I came back planning on gyming hard, getting ripped for summer… I still however haven't started my diet or a proper gym program. The motivation isn't exactly there, well, the motivation is but the energy isn't. It makes me feel depressed that I don't have the will power to start this and carry through with it. I could blame the numerous interruptions and occasions that have come up that have resulted in late nights, parties and bad food, but its my own fault.

I DJ'ed at a friends birthday two weekends ago, and it was really good. I enjoy playing commercial house music, easy to listen to and most people enjoy it. Hopefully something more will come of it, we'll see what the future holds. The party was pretty rocking, alcohol flowed. People were making out with one another. I must be honest, I wasn't one of those people unfortunately and I didn't drink a lot either.

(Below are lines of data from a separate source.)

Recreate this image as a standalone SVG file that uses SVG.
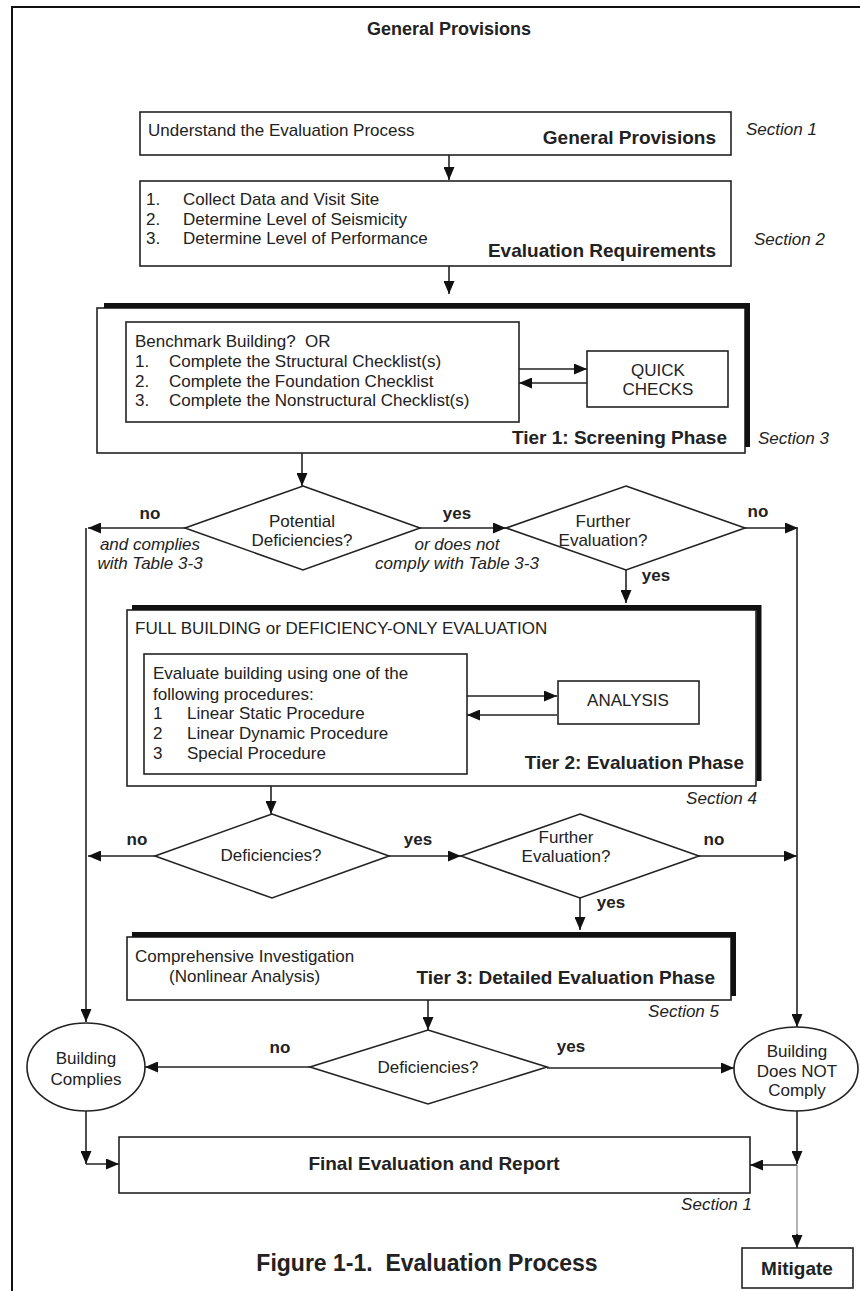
<svg xmlns="http://www.w3.org/2000/svg" width="860" height="1291" viewBox="0 0 860 1291">
<style>
text{font-family:"Liberation Sans",Arial,Helvetica,sans-serif;fill:#222;white-space:pre}
.t{font-size:17px}
.b{font-size:19px;font-weight:bold}
.l{font-size:17px;font-weight:bold}
.i{font-size:17px;font-style:italic}
.c{text-anchor:middle}
.e{text-anchor:end}
.box{fill:#fff;stroke:#222;stroke-width:1.6}
.sh{fill:none;stroke:#111;stroke-width:5}
.cn{fill:none;stroke:#222;stroke-width:1.6}
.thin{fill:none;stroke:#666;stroke-width:1}
</style>
<defs>
<marker id="ah" markerUnits="userSpaceOnUse" markerWidth="13" markerHeight="11" refX="13" refY="5.5" orient="auto">
<path d="M0,0 L13,5.5 L0,11 z" fill="#111"/>
</marker>
</defs>
<rect width="860" height="1291" fill="#fff"/>
<g id="frame"><path d="M12,1291 L12,7 L860,7" fill="none" stroke="#111" stroke-width="2"/></g>
<text class="b c" x="449" y="35" style="font-size:18px">General Provisions</text>

<g id="general-provisions">
<rect class="box" x="140" y="112" width="591" height="43"/>
<text class="t" x="148" y="136">Understand the Evaluation Process</text>
<text class="b e" x="716" y="144">General Provisions</text>
<text class="i" x="746" y="135">Section 1</text>
</g>

<g id="evaluation-requirements">
<rect class="box" x="140" y="181" width="591" height="85"/>
<text class="t" x="146" y="205">1.<tspan x="183">Collect Data and Visit Site</tspan></text>
<text class="t" x="146" y="225">2.<tspan x="183">Determine Level of Seismicity</tspan></text>
<text class="t" x="146" y="244">3.<tspan x="183">Determine Level of Performance</tspan></text>
<text class="b e" x="716" y="257">Evaluation Requirements</text>
<text class="i" x="754" y="245">Section 2</text>
</g>

<g id="tier1">
<rect class="box" x="97" y="308" width="648" height="145"/>
<path class="sh" d="M104,305.5 L747.5,305.5 L747.5,447"/>
<rect class="box" x="126" y="322" width="393" height="100"/>
<text class="t" x="135" y="347">Benchmark Building?  OR</text>
<text class="t" x="135" y="367">1.<tspan x="169">Complete the Structural Checklist(s)</tspan></text>
<text class="t" x="135" y="387">2.<tspan x="169">Complete the Foundation Checklist</tspan></text>
<text class="t" x="135" y="406">3.<tspan x="169">Complete the Nonstructural Checklist(s)</tspan></text>
<text class="b e" x="727" y="444">Tier 1: Screening Phase</text>
<text class="i" x="758" y="444">Section 3</text>
</g>

<g id="quick-checks">
<rect class="box" x="587" y="351" width="141" height="56"/>
<text class="t c" x="658" y="376">QUICK</text>
<text class="t c" x="658" y="395">CHECKS</text>
</g>

<g id="potential-deficiencies">
<polygon class="box" points="303,486 420,528 303,570 185,528"/>
<text class="t c" x="302" y="527">Potential</text>
<text class="t c" x="302" y="546">Deficiencies?</text>
</g>

<g id="further-evaluation-1">
<polygon class="box" points="626,486 745,528 626,570 506,528"/>
<text class="t c" x="603" y="527">Further</text>
<text class="t c" x="603" y="546">Evaluation?</text>
</g>

<g id="tier2">
<rect class="box" x="127" y="610" width="629" height="176"/>
<path class="sh" d="M132,607.5 L759,607.5 L759,781"/>
<text class="t" x="135" y="634">FULL BUILDING or DEFICIENCY-ONLY EVALUATION</text>
<rect class="box" x="144" y="654" width="323" height="120"/>
<text class="t" x="153" y="679">Evaluate building using one of the</text>
<text class="t" x="153" y="700">following procedures:</text>
<text class="t" x="153" y="719">1<tspan x="187">Linear Static Procedure</tspan></text>
<text class="t" x="153" y="739">2<tspan x="187">Linear Dynamic Procedure</tspan></text>
<text class="t" x="153" y="759">3<tspan x="187">Special Procedure</tspan></text>
<text class="b e" x="744" y="769">Tier 2: Evaluation Phase</text>
<text class="i e" x="757" y="804">Section 4</text>
</g>

<g id="analysis">
<rect class="box" x="558" y="681" width="141" height="43"/>
<text class="t c" x="628" y="706">ANALYSIS</text>
</g>

<g id="deficiencies-2">
<polygon class="box" points="272,814 389,856 272,898 155,856"/>
<text class="t c" x="271" y="861">Deficiencies?</text>
</g>

<g id="further-evaluation-2">
<polygon class="box" points="580,814 699,856 580,898 461,856"/>
<text class="t c" x="566" y="843">Further</text>
<text class="t c" x="566" y="862">Evaluation?</text>
</g>

<g id="tier3">
<rect class="box" x="127" y="937" width="604" height="63"/>
<path class="sh" d="M132,934.5 L733.5,934.5 L733.5,996"/>
<text class="t" x="135" y="962">Comprehensive Investigation</text>
<text class="t" x="169" y="982">(Nonlinear Analysis)</text>
<text class="b e" x="715" y="984">Tier 3: Detailed Evaluation Phase</text>
<text class="i e" x="719" y="1017">Section 5</text>
</g>

<g id="deficiencies-3">
<polygon class="box" points="428,1030 547,1067 428,1104 310,1067"/>
<text class="t c" x="428" y="1073">Deficiencies?</text>
</g>

<g id="building-complies">
<ellipse class="box" cx="86" cy="1067" rx="59" ry="44"/>
<text class="t c" x="86" y="1064">Building</text>
<text class="t c" x="86" y="1085">Complies</text>
</g>

<g id="building-does-not-comply">
<ellipse class="box" cx="796" cy="1069" rx="62" ry="42"/>
<text class="t c" x="797" y="1057">Building</text>
<text class="t c" x="797" y="1077">Does NOT</text>
<text class="t c" x="797" y="1096">Comply</text>
</g>

<g id="final-evaluation">
<rect class="box" x="119" y="1137" width="631" height="56"/>
<text class="b c" x="434" y="1170">Final Evaluation and Report</text>
<text class="i e" x="752" y="1210">Section 1</text>
</g>

<g id="mitigate">
<rect class="box" x="742" y="1248" width="111" height="40"/>
<text class="b c" x="797" y="1275">Mitigate</text>
</g>

<g id="connectors">
<line class="cn" x1="449" y1="155" x2="449" y2="180" marker-end="url(#ah)"/>
<line class="cn" x1="449" y1="266" x2="449" y2="294" marker-end="url(#ah)"/>
<line class="cn" x1="519" y1="369" x2="587" y2="369" marker-end="url(#ah)"/>
<line class="cn" x1="587" y1="383" x2="519" y2="383" marker-end="url(#ah)"/>
<line class="cn" x1="302" y1="453" x2="302" y2="486" marker-end="url(#ah)"/>
<line class="cn" x1="185" y1="528" x2="88" y2="528" marker-end="url(#ah)"/>
<line class="cn" x1="86" y1="528" x2="86" y2="1022" marker-end="url(#ah)"/>
<line class="cn" x1="420" y1="528" x2="506" y2="528" marker-end="url(#ah)"/>
<line class="cn" x1="745" y1="528" x2="798" y2="528" marker-end="url(#ah)"/>
<line class="cn" x1="797" y1="528" x2="797" y2="1027" marker-end="url(#ah)"/>
<line class="cn" x1="626" y1="570" x2="626" y2="603" marker-end="url(#ah)"/>
<line class="cn" x1="467" y1="696" x2="557" y2="696" marker-end="url(#ah)"/>
<line class="cn" x1="557" y1="715" x2="467" y2="715" marker-end="url(#ah)"/>
<line class="cn" x1="271" y1="786" x2="271" y2="814" marker-end="url(#ah)"/>
<line class="cn" x1="155" y1="856" x2="88" y2="856" marker-end="url(#ah)"/>
<line class="cn" x1="389" y1="856" x2="461" y2="856" marker-end="url(#ah)"/>
<line class="cn" x1="699" y1="856" x2="797" y2="856" marker-end="url(#ah)"/>
<line class="cn" x1="580" y1="898" x2="580" y2="930" marker-end="url(#ah)"/>
<line class="cn" x1="428" y1="1000" x2="428" y2="1030" marker-end="url(#ah)"/>
<line class="cn" x1="310" y1="1067" x2="145" y2="1067" marker-end="url(#ah)"/>
<line class="cn" x1="547" y1="1068" x2="734" y2="1068" marker-end="url(#ah)"/>
<line class="cn" x1="86" y1="1111" x2="86" y2="1164" marker-end="url(#ah)"/>
<line class="cn" x1="86" y1="1164" x2="119" y2="1164" marker-end="url(#ah)"/>
<line class="cn" x1="797" y1="1111" x2="797" y2="1164" marker-end="url(#ah)"/>
<line class="cn" x1="797" y1="1165" x2="750" y2="1165" marker-end="url(#ah)"/>
<line class="thin" x1="797" y1="1165" x2="797" y2="1236"/>
<line class="cn" x1="797" y1="1234" x2="797" y2="1248" marker-end="url(#ah)"/>
<text class="l c" x="150" y="519">no</text>
<text class="i c" x="150" y="550">and complies</text>
<text class="i c" x="150" y="569">with Table 3-3</text>
<text class="l c" x="457" y="519">yes</text>
<text class="i c" x="457" y="550">or does not</text>
<text class="i c" x="457" y="569">comply with Table 3-3</text>
<text class="l c" x="758" y="517">no</text>
<text class="l c" x="656" y="581">yes</text>
<text class="l c" x="137" y="845">no</text>
<text class="l c" x="418" y="845">yes</text>
<text class="l c" x="714" y="845">no</text>
<text class="l c" x="611" y="908">yes</text>
<text class="l c" x="280" y="1053">no</text>
<text class="l c" x="571" y="1052">yes</text>
</g>

<text class="b c" x="427" y="1271" style="font-size:23px">Figure 1-1.  Evaluation Process</text>
</svg>
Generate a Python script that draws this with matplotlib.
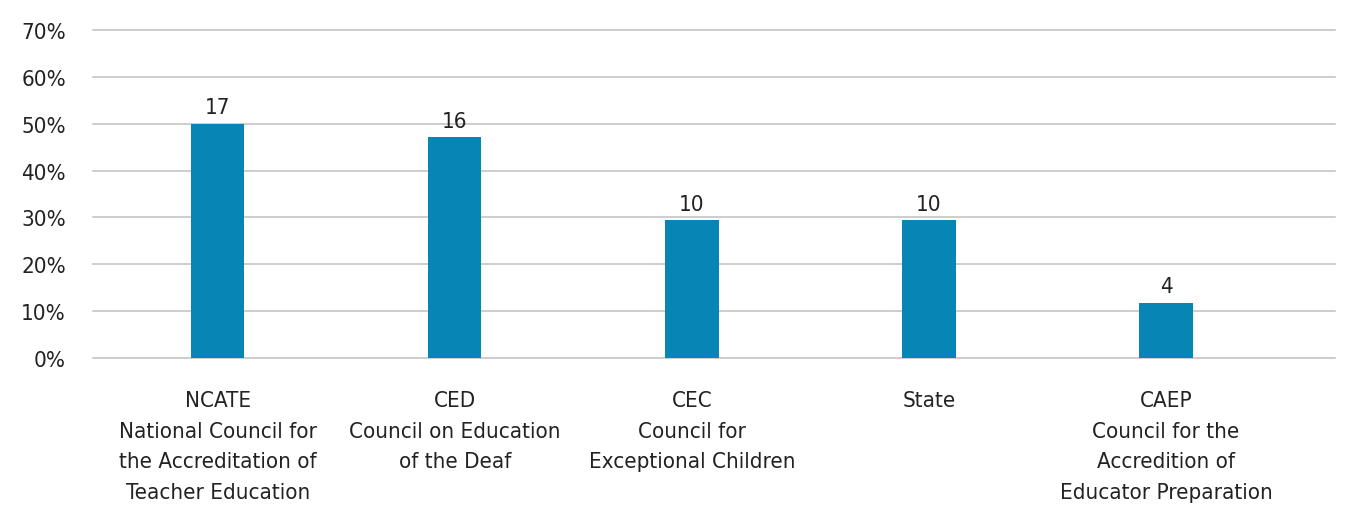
import matplotlib
matplotlib.use('Agg')
import matplotlib.pyplot as plt
from matplotlib.ticker import PercentFormatter

# --- DATA ---
categories = [
    "NCATE\nNational Council for\nthe Accreditation of\nTeacher Education",
    "CED\nCouncil on Education\nof the Deaf",
    "CEC\nCouncil for\nExceptional Children",
    "State",
    "CAEP\nCouncil for the\nAccredition of\nEducator Preparation",
]
counts = [17, 16, 10, 10, 4]
total = 34
shares = [c / total * 100 for c in counts]
y_ticks = [0, 10, 20, 30, 40, 50, 60, 70]

plt.rcParams['font.family'] = ['DejaVu Sans']
plt.rcParams['font.stretch'] = 'condensed'

fig = plt.figure(figsize=(13.49, 5.06), dpi=100)
ax = fig.add_axes([93 / 1349, 1 - 359 / 506, (1335 - 93) / 1349, (359 - 31) / 506])

x = list(range(len(categories)))
bars = ax.bar(x, shares, width=0.224, color='#0785b4', zorder=3)

for xi, s, c in zip(x, shares, counts):
    ax.text(xi, s + 1.4, str(c), ha='center', va='bottom', fontsize=16, color='#222222')

ax.set_xlim(-0.527, 4.713)
ax.set_ylim(0, 70)
ax.set_yticks(y_ticks)
ax.yaxis.set_major_formatter(PercentFormatter(decimals=0))
ax.grid(axis='y', color='#c0c0c0', lw=1.1, zorder=0)
for gl in ax.get_ygridlines():
    gl.set_clip_on(False)
for sp in ax.spines.values():
    sp.set_visible(False)
ax.tick_params(axis='both', length=0, labelsize=16, colors='#222222')
ax.tick_params(axis='y', pad=19.5)
ax.set_xticks(x)
ax.set_xticklabels(categories, linespacing=1.66)
ax.tick_params(axis='x', pad=23)

fig.savefig('out.png', dpi=100)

Oh, just remembered, I got my tongue pierced! If you follow me in twitter you would know. Random you may think that I just remembered, but it has been 2 weeks and you kinda don't know its there. It wasn't painful in the beginning, but the day after it was so uncomfortable and I struggled to eat. Rearranging food in your mouth was quite an interesting task. Still haven't been able to put it to good use if you know what I'm trying to get it. It does keep me occupied when I'm bored tho J

I started a bar job last week Friday, in hopes of trying to earn extra cash to save to go overseas to work next year. Pays well and get to be out without actually spending money. It's a pub that most of my friends hang out at anyway which is cool. It is pretty draining, working 11-12 hour shift after working a 9-5 job. But it's gonna be worth it in the end I'm telling myself.